A sea of nods agreed with him. ‘Too right, mate,’ Scott Lanyon answered. ‘I’ve felt like slitting my wrists ever since I left home.’

‘I know; the central reservation never looked so tempting.’

‘How was leaving home? Dreadful?’

‘Yep, pretty much. I’ve never felt like that in my life. It made the first day at Sandhurst feel like going to a fairground.’

‘I know. And all those KIAs out in Afghan didn’t help, all through fucking leave. My ma and pa were just glued to the TV. I just felt like a total bastard.’

They all grunted agreement.

That was the Monday night; they were to deploy on Saturday morning. The week was a whirl of administration and rituals. On the Tuesday morning Tom helped Trueman to check that all the squadron’s
bergen
rucksacks had a small blue and black marker painted on them, to identify them as King’s Dragoons bags in the airports at Brize Norton, Kandahar and Bastion. Then in the afternoon he had to help the guys make out their wills, as well as write his own. On the Wednesday morning they had an eight-mile run and that afternoon lessons on the
Vallon
metal detectors, and then they practised their barma drills. That night Tom and Trueman took 3 Troop out for a curry and few drinks, but nothing spilled over into a particularly late night.

On the Thursday morning they packed up their rooms,
putting all their kit, posters, pictures, books and trinkets into boxes and leaving them in the middle of the bare rooms, so that if they were killed it would be easy to get all their property back to their next of kin.

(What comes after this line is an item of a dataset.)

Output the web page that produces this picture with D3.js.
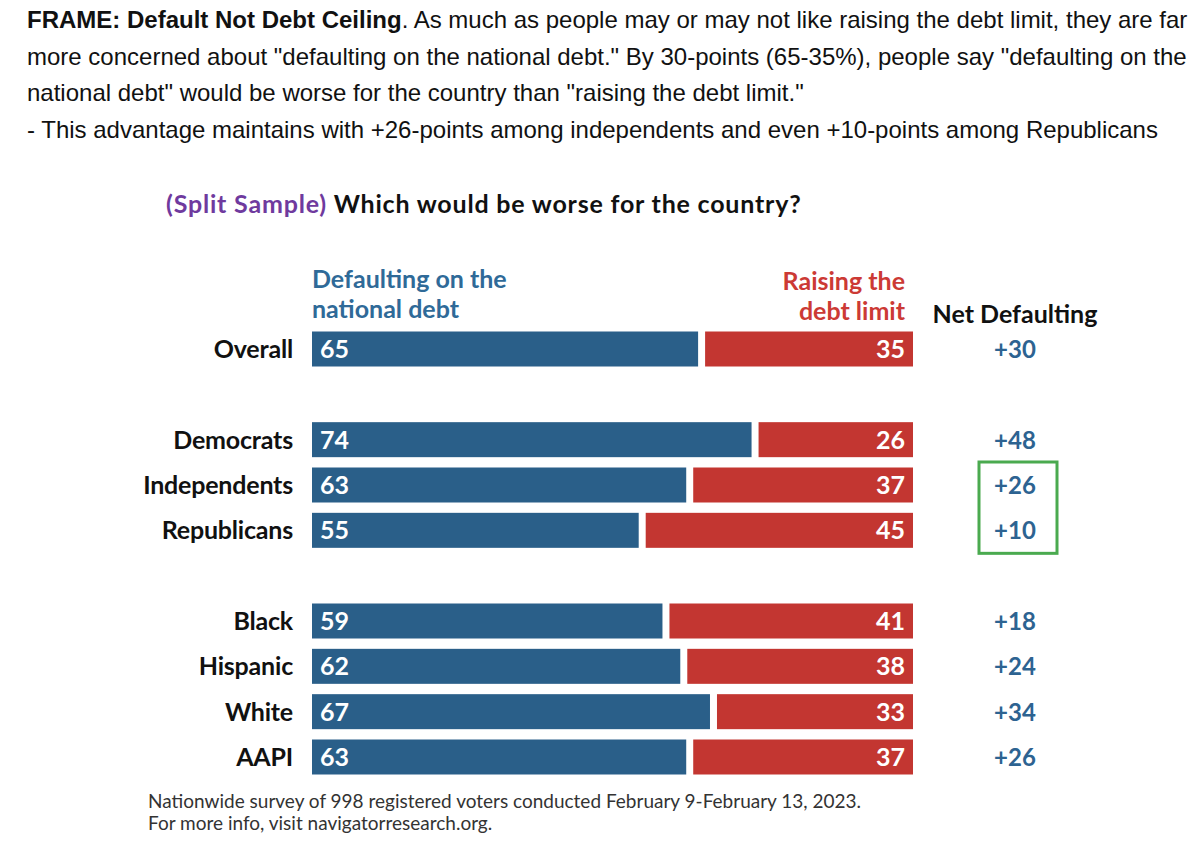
<!DOCTYPE html>
<html>
<head>
<meta charset="utf-8">
<script src="https://cdn.jsdelivr.net/npm/d3@7"></script>
<style>
  body { margin: 0; background: #fff; }
  svg text { font-family: Lato, "Open Sans", sans-serif; }
  .intro { font-family: "Liberation Sans", Arial, sans-serif !important; font-size: 24px; fill: #111; }
</style>
</head>
<body>
<svg id="chart" width="1200" height="844"></svg>
<script>
var categories = ['Overall', 'Democrats', 'Independents', 'Republicans', 'Black', 'Hispanic', 'White', 'AAPI'];
var groupOf = [0, 1, 1, 1, 2, 2, 2, 2];
var defaulting = [65, 74, 63, 55, 59, 62, 67, 63];
var raising = [35, 26, 37, 45, 41, 38, 33, 37];
var netDefaulting = ['+30', '+48', '+26', '+10', '+18', '+24', '+34', '+26'];
var highlighted = ['Independents', 'Republicans'];

var introLines = [
    [{t: 'FRAME: Default Not Debt Ceiling', b: true}, {t: '. As much as people may or may not like raising the debt limit, they are far'}],
    [{t: 'more concerned about "defaulting on the national debt." By 30-points (65-35%), people say "defaulting on the'}],
    [{t: 'national debt" would be worse for the country than "raising the debt limit."'}],
    [{t: '- This advantage maintains with +26-points among independents and even +10-points among Republicans'}]
];

var blue = '#2a5f89', red = '#c33631', netBlue = '#2d6391';

var svg = d3.select('#chart');

// intro paragraph
var intro = svg.append('text').attr('class', 'intro');
introLines.forEach((line, i) => {
    line.forEach((part, j) => {
        var ts = intro.append('tspan').text(part.t);
        if (j == 0) ts.attr('x', 27).attr('y', 28 + i * 36.5);
        if (part.b) ts.attr('font-weight', 'bold');
    });
});

// title
var title = svg.append('text').attr('x', 166).attr('y', 213)
    .attr('font-size', 25).attr('font-weight', 700).attr('letter-spacing', 0.8);
title.append('tspan').attr('fill', '#6f3a9e').text('(Split Sample) ');
title.append('tspan').attr('fill', '#111').text('Which would be worse for the country?');

// scales
var slots = categories.map((c, i) => i + groupOf[i]);
var y = d3.scalePoint().domain(d3.range(d3.max(slots) + 1)).range([349, 757]);
var x = d3.scaleLinear().domain([0, 100]).range([312, 906]);
var gap = 7, barH = 35;

// column headers
svg.append('text').attr('fill', '#2f6a98').attr('font-size', 25).attr('font-weight', 700)
    .selectAll('tspan').data(['Defaulting on the', 'national debt']).enter().append('tspan')
    .attr('x', 312).attr('y', (d, i) => 288 + i * 30).text(d => d);
svg.append('text').attr('text-anchor', 'end').attr('fill', '#cc3a35').attr('font-size', 25).attr('font-weight', 700)
    .selectAll('tspan').data(['Raising the', 'debt limit']).enter().append('tspan')
    .attr('x', 905).attr('y', (d, i) => 290 + i * 30).text(d => d);
svg.append('text').attr('x', 1015).attr('y', 323).attr('text-anchor', 'middle')
    .attr('font-size', 25).attr('font-weight', 700).attr('fill', '#111').text('Net Defaulting');

var rows = svg.selectAll('g.row')
    .data(categories)
    .enter().append('g')
    .attr('class', 'row')
    .attr('transform', (d, i) => 'translate(0,' + y(slots[i]) + ')');

rows.append('text')
    .attr('x', 293).attr('y', 9).attr('text-anchor', 'end')
    .attr('font-size', 25).attr('font-weight', 700).attr('fill', '#111')
    .attr('letter-spacing', -0.2)
    .text(d => d);

rows.append('rect')
    .attr('x', x(0)).attr('y', -barH / 2)
    .attr('width', (d, i) => x(defaulting[i]) - x(0)).attr('height', barH)
    .attr('fill', blue);

rows.append('rect')
    .attr('x', (d, i) => x(defaulting[i]) + gap).attr('y', -barH / 2)
    .attr('width', (d, i) => x(raising[i]) - x(0)).attr('height', barH)
    .attr('fill', red);

rows.append('text')
    .attr('x', x(0) + 8).attr('y', 9)
    .attr('font-size', 25).attr('font-weight', 700).attr('fill', '#fff')
    .text((d, i) => defaulting[i]);

rows.append('text')
    .attr('x', x(100) + gap - 8).attr('y', 9).attr('text-anchor', 'end')
    .attr('font-size', 25).attr('font-weight', 700).attr('fill', '#fff')
    .text((d, i) => raising[i]);

rows.append('text')
    .attr('x', 1015).attr('y', 9).attr('text-anchor', 'middle')
    .attr('font-size', 24).attr('font-weight', 700).attr('fill', netBlue)
    .text((d, i) => netDefaulting[i]);

// highlight box
var hi = highlighted.map(h => y(slots[categories.indexOf(h)]));
svg.append('rect')
    .attr('x', 979).attr('y', d3.min(hi) - 23)
    .attr('width', 78).attr('height', d3.max(hi) - d3.min(hi) + 46)
    .attr('fill', 'none').attr('stroke', '#4aaa4f').attr('stroke-width', 3);

// footer
svg.append('text').attr('fill', '#333').attr('font-size', 19)
    .selectAll('tspan')
    .data(['Nationwide survey of 998 registered voters conducted February 9-February 13, 2023.',
           'For more info, visit navigatorresearch.org.'])
    .enter().append('tspan')
    .attr('x', 148).attr('y', (d, i) => 808 + i * 22).text(d => d);
</script>
</body>
</html>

In the afternoon they were issued their dog tags – lining up in the gymnasium to receive them from the regimental clerks – as well as their medical documents, and had all their passports checked. It all started to feel as though they were going on some kind of extreme package holiday.

Immediately they got their dog tags Tom and Clive debated how they were going to wear them. They came on a beaded metal necklace, and detailed in shallow punched capitals the bearer’s army number, his initials, blood group and religious denomination. There was great mileage in discussing how one wore these millstones of mortality. The rule was that they were to be worn around the neck, but there was an urban myth that it was bad luck to do this, as what would happen if your head was blown off and they were both lost? So some soldiers had one tag tied to a belt loop of their trousers or strung on one of their bootlaces.